Pero hete aquí que justo en el instante preciso hizo su aparición estelar el valiente y fornido esposo de la dama en apuros, salvando de las fauces ‘maromiles’ a la chavala y dejando al mismísimo Tom Cruise en Misión Imposible a la altura del betún. Todo esto 20 años después, que lo épico es que la reconociera.
Pero bueno, que me he liado. El caso es que cuando la chica que me atendió (Maricarmen, superamable, en serio) me dijo el nombre de la póliza ya me recorrió un escalofrío por la espina dorsal, pero mi instinto de supervivencia me ayudó a aguantar el tirón tarareando en mi cabeza una preciosa canción homónima de Serrat protagonizada por otra pobre incauta que también se dedicó a esperar sentada.
Así se me pasó un poco el furor uterino, que las condiciones eran buenas y ‘la pela es la pela’, oiga.
Así que Maricarmen empezó a detallarme las ventajas de las que iba a poder disfrutar solo por el mero hecho de ser mujer al volante y, por si no me enteraba bien, me iba poniendo ejemplos:
– Vas a tener coche de sustitución– me dijo. Por ejemplo, si tú dejas el coche en el taller porque se te ha roto (no sabía que lo podías dejar porque te apetecía, si me hubiese enterado antes me habría ahorrado un dineral en aparcamientos) pues te dan otro para que lo sustituyas.
Ya… Lo que viene siendo un coche de sustitución, vamos.
Mi ceja derecha comenzaba a romper la simetría con la izquierda…
– También tienes asistencia jurídica telefónica para cualquier asunto, no solo relacionado con el automóvil.
Esto me gustaba más.
– Por ejemplo, que te llega la nómina y no entiendes nada… Pues llamas y te lo explican…
Otra subidita de ceja.
¿Porque las mujeres somos tontas y no entendemos las nóminas? Quiero decir… ¿Por qué esta ayuda a una mujer y no a un hombre? Que habrá hombres que no entiendan las nóminas ¿no? Digo yo… e incluso alguna mujer que las entienda… (llamadme osada, pardiez)
Maricarmen seguía a lo suyo poniendo ejemplos, supongo que porque mi silencio, relacionado más con mi estupor que con mi ignorancia, le hacía pensar que yo no entendía bien de lo que me estaba hablando.
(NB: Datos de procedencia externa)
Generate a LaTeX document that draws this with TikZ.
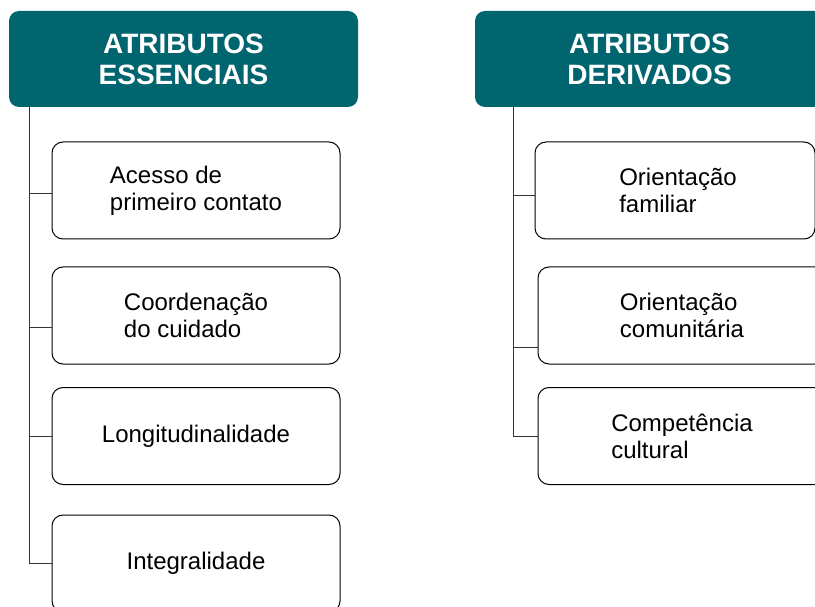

– Que discutes con tu vecina porque hay una gotera y las dos queréis tener razón, como suele suceder… pues llamas y te asesoran.
Y otra subidita.
¿Vecinas? ¿Vecinas mujeres? ¿No vecinos? Claro, porque con los vecinos no se discute, ¿no? Porque ellos siempre nos dejan tener la razón, eso es. Pobrecillos. Que nos ponemos muy cansinas con las cosas de la casa y esa obsesión, ese ‘ansia viva’ que nos entra por ocuparnos de todas nuestras labores domésticas.
Por no hablar de lo de querer tener razón como-suele-suceder, que ahí ya nos pasamos. Entre vecinas, amigas, madres, hermanas… ¡da igual! Nosotras ahí, erre que erre, que si porque lo digo yo, que no que porque lo digo yo… ¡Un gallinero! ¡Una corrala! ¡Un patio de vecinas!
De fondo, seguía Maricarmen:
– Que te compras una plancha y se te rompe al segundo día… pues llamas y te ayudan a reclamar.
En este punto yo ya no daba crédito y mi ceja derecha andaba por la coronilla.
Ojiplática me hallaba.
¿¿¿UNA PLANCHA??? ¿¿¿En serio???¿Por qué una plancha? ¡Que hay millones y millones de ejemplos para poner! ¿Por qué eliges la plancha? ¿Por qué no un ordenador portátil o una taladradora o un… ¡MUÑECO HINCHABLE!? ¡Yo qué sé! ¡Cualquier cosa menos una plancha, hombre!
Le faltó decirme que podía acudir a ellos si necesitaba la receta del Roast Beef de Acción de Gracias con la que por fin iba a convencer a mi suegra de que soy la mujer perfecta para su amado y perfecto hijito único. Si es que en Acción de Gracias se come Roast Beef, que no lo tengo muy claro.
Yo ya no sabía qué hacer con mi ceja.
Tras un breve pero incómodo silencio, Maricarmen añadió, titubeante:
– Y, además… como tienes los 15 puntos del carné, te hacemos un descuento adicional.
Y nada…
Destejí lo tejido… y contraté la póliza.